«Storico»: è l'aggettivo preferito quando si parla dell'accordo fra Israele e Libano, Paesi in guerra, sul confine marittimo e i giacimenti di gas. Israele ama la pace, da Begin a Rabin chi ne ha forgiato una ne ha fatto il brillante della sua vicenda storico-politica. Così vorrebbe fare Yar Lapid, il primo ministro d'Israele. Ma questo è un accordo su cui già le opinioni sono diversissime.
L'ex ambasciatore americano in Israele padre degli accordi di Abramo, David Friedman, ha twittato incredulo: «Abbiamo speso anni cercando di mettere d'accordo il Libano e Israele sulle disputati giacimenti marini. Ci siamo andati vicini col 55-60% per il Libano, e il 45-50 per Israele. Nessuno immaginava il 100% al Libano e niente a Israele. Vorrei capire come ci siamo arrivati». Nessuno sa i particolari dell'accordo. Lapid a pochi giorni dalle elezioni che saranno il 1° novembre, afferma che «abbiamo realizzato una conquista storica che rafforza la sicurezza, porterà miliardi all'economia e darà stabilità al confine settentrionale». Al momento, difficile valutare se sia vero. Il governo, fragile e a fine incarico ha intenzione di portare a conclusione veloce l'accordo, che sembrava saltato giovedì, così da andare con questa medaglia alle urne anche se la legge per uno spostamento di confini richiede, dice l'opposizione, una serie di sanzioni definitive fra cui il voto del Parlamento. Bibi Netanyahu lo pretende bollando la decisione come «una resa agli Hezbollah».
Dopo il gabinetto della sicurezza, seguito oggi da una riunione di governo, il Parlamento discuterà. Ma voterà? Sembra di no. Poi l'avvocato dello Stato dovrà decidere della sua costituzionalità in due settimane e si arriverà a ridosso di elezioni che non si sa se porteranno a un governo contrapposto all'accordo. Perché contro un accordo che secondo Lapid porta in prospettiva speranze al Libano di ripresa economica e a Israele di stabilità sul confine? Perché in Libano sono oggi gli Hezbollah, «proxy» dell'Iran i padroni di casa che sanno solo odiare e mentire quando si tratta di Israele e Netanyahu ha detto che si tratta una resa alle minacce e che ogni espressione politica libanese ne è una pallida ombra.
Ci sono due campi marini di gas in discussione, uno Karish, di proprietà di Israele, pronto all'estrazione del gas, e l'adiacente Kana, che confina con le acque del Libano: ancora intonso, con un potenziale mai esplorato e su cui il Libano punta.

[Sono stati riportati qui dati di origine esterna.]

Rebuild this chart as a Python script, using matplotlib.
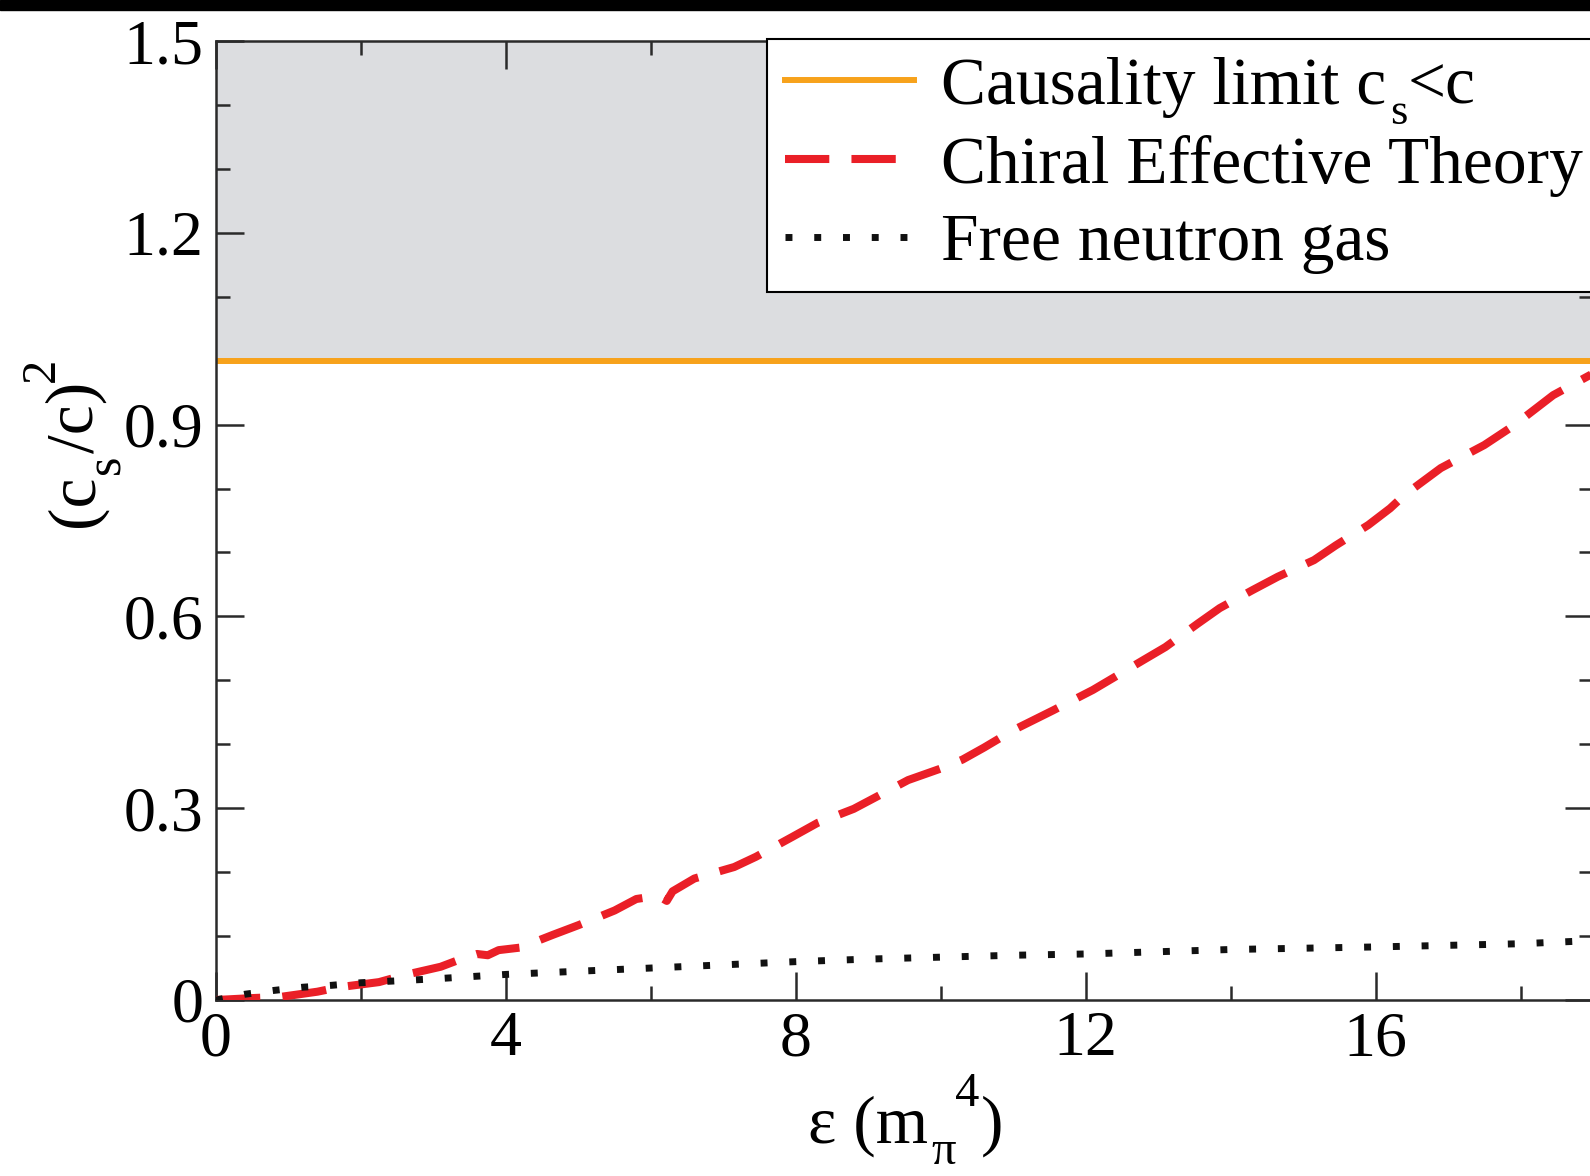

La trattativa è su Kana, non su Karish: ma nel frattempo gli Hezbollah hanno minacciato Karish a parole con droni, sempre di più, per anni, impedendo l'inizio delle estrazioni.

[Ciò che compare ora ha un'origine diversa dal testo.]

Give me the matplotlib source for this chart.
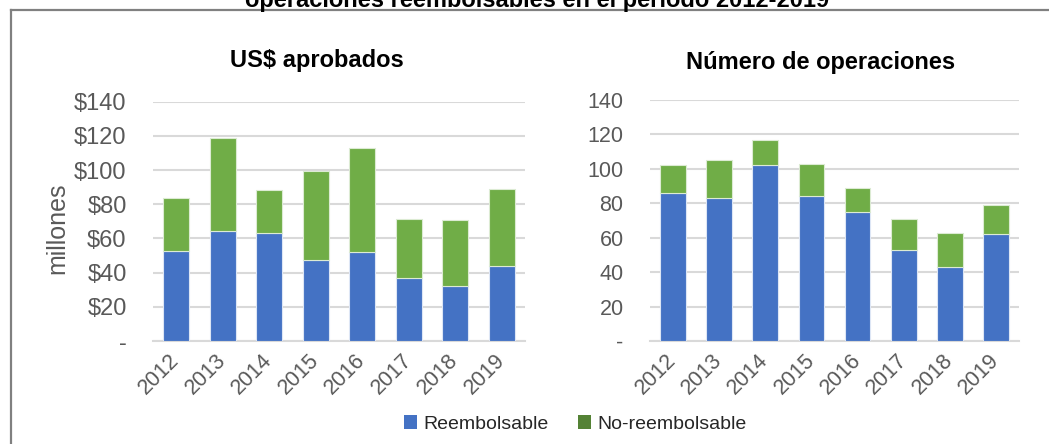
import matplotlib
matplotlib.use("Agg")
import matplotlib.pyplot as plt
from matplotlib.patches import Patch
from matplotlib.lines import Line2D

plt.rcParams['font.family'] = ['Liberation Sans', 'DejaVu Sans']

years = ['2012', '2013', '2014', '2015', '2016', '2017', '2018', '2019']
# US$ aprobados (millones)
usd_reemb = [52.5, 64.2, 63.0, 47.4, 51.9, 36.6, 31.9, 44.1]
usd_total = [83.8, 118.7, 88.5, 99.3, 113.0, 71.5, 70.9, 89.1]
usd_noreemb = [t - r for t, r in zip(usd_total, usd_reemb)]
# Numero de operaciones
ops_reemb = [86, 83, 102, 84, 75, 53, 43, 62]
ops_total = [102, 105, 117, 103, 89, 71, 63, 79]
ops_noreemb = [t - r for t, r in zip(ops_total, ops_reemb)]

usd_ticks = [0, 20, 40, 60, 80, 100, 120, 140]
usd_ticklabels = ['-', '$20', '$40', '$60', '$80', '$100', '$120', '$140']
ops_ticks = [0, 20, 40, 60, 80, 100, 120, 140]
ops_ticklabels = ['-', '20', '40', '60', '80', '100', '120', '140']

BLUE = '#4472C4'
GREEN = '#70AD47'
GRID = '#D9D9D9'
TXT = '#595959'

W, H = 1049, 444
fig = plt.figure(figsize=(W / 100, H / 100), dpi=100)

def px(x0, y0, x1, y1):
    return [x0 / W, 1 - y1 / H, (x1 - x0) / W, (y1 - y0) / H]

def draw(ax, reemb, noreemb, ticks, ticklabels, ysize):
    x = range(len(years))
    ax.bar(x, reemb, width=0.56, color=BLUE, edgecolor='#dde6f5', linewidth=0.8, zorder=3)
    ax.bar(x, noreemb, bottom=reemb, width=0.56, color=GREEN, edgecolor='#dcebd3', linewidth=0.8, zorder=3)
    ax.set_xlim(-0.5, len(years) - 0.5)
    ax.set_ylim(0, 140)
    ax.set_yticks(ticks)
    ax.set_yticklabels(ticklabels, fontsize=ysize, color=TXT)
    ax.set_xticks(list(x))
    ax.set_xticklabels(years, fontsize=15.5, color=TXT, rotation=45,
                       ha='right', va='center', rotation_mode='anchor')
    ax.tick_params(axis='both', length=0)
    ax.tick_params(axis='y', pad=19)
    ax.tick_params(axis='x', pad=12)
    for s in ['top', 'right', 'left']:
        ax.spines[s].set_visible(False)
    ax.spines['bottom'].set_color(GRID)
    ax.spines['bottom'].set_linewidth(1.5)
    ax.grid(axis='y', color=GRID, linewidth=1.5, zorder=0)
    ax.set_axisbelow(True)

ax1 = fig.add_axes(px(153, 101.7, 525, 341))
draw(ax1, usd_reemb, usd_noreemb, usd_ticks, usd_ticklabels, 17)
ax2 = fig.add_axes(px(650, 100, 1019, 341))
draw(ax2, ops_reemb, ops_noreemb, ops_ticks, ops_ticklabels, 15.5)

fig.text(57 / W, 1 - 228 / H, 'millones', rotation=90, fontsize=18, color=TXT,
         ha='center', va='center')
fig.text(317 / W, 1 - 60 / H, 'US$ aprobados', fontsize=17, fontweight='bold',
         ha='center', va='center')
fig.text(821 / W, 1 - 62 / H, 'Número de operaciones', fontsize=17, fontweight='bold',
         ha='center', va='center')
# page title cut off at the top edge, as in the source
fig.text(537 / W, 1 - 7 / H, 'operaciones reembolsables en el período 2012-2019',
         fontsize=17, fontweight='bold', ha='center', va='baseline')

# frame around the figure
fig.add_artist(Line2D([11 / W, 11 / W], [0, 1 - 10.5 / H], transform=fig.transFigure,
                      color='#808080', linewidth=1.6))
fig.add_artist(Line2D([11 / W, 1], [1 - 10.5 / H, 1 - 10.5 / H], transform=fig.transFigure,
                      color='#808080', linewidth=1.6))

handles = [Patch(facecolor=BLUE, label='Reembolsable'),
           Patch(facecolor='#548235', label='No-reembolsable')]
fig.legend(handles=handles, loc='center', bbox_to_anchor=(575 / W, 1 - 424 / H), ncol=2,
           frameon=False, fontsize=14, handlelength=0.7, handleheight=0.7,
           handletextpad=0.3, columnspacing=1.5, labelcolor='#262626')

fig.savefig('out.png', dpi=100)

Gli Stati Uniti sono stati i mediatori, guidati dall'inviato per l'energia Amos Hocstein. Un impegno cocciuto anche quando si era spaccato tutto, ma all'ultimo, magia, Hezbollah si è dichiarato soddisfatto delle concessioni israeliane sulle acque territoriali e la riduzione della quota israeliana dei profitti di Kana. Il Libano ha chiesto che il gigante petrolifero francese Total compri la porzione israliana, ma Lapid non ha accettato, e si vedrà cos'ha ottenuto. Il diavolo è nei dettagli e sembra che Israele si impegni a far passare cargo di tutti i colori.
Anche iraniani? E le acque territoriali diminuiranno? Il Libano fino a ieri voleva anche togliere la linea di galleggianti che blocca natanti che cercano di sbarcare sulla costa. E di terroristi provenienti dal mare se ne sono visti tanti. Ma la pace è una bella speranza, sempre.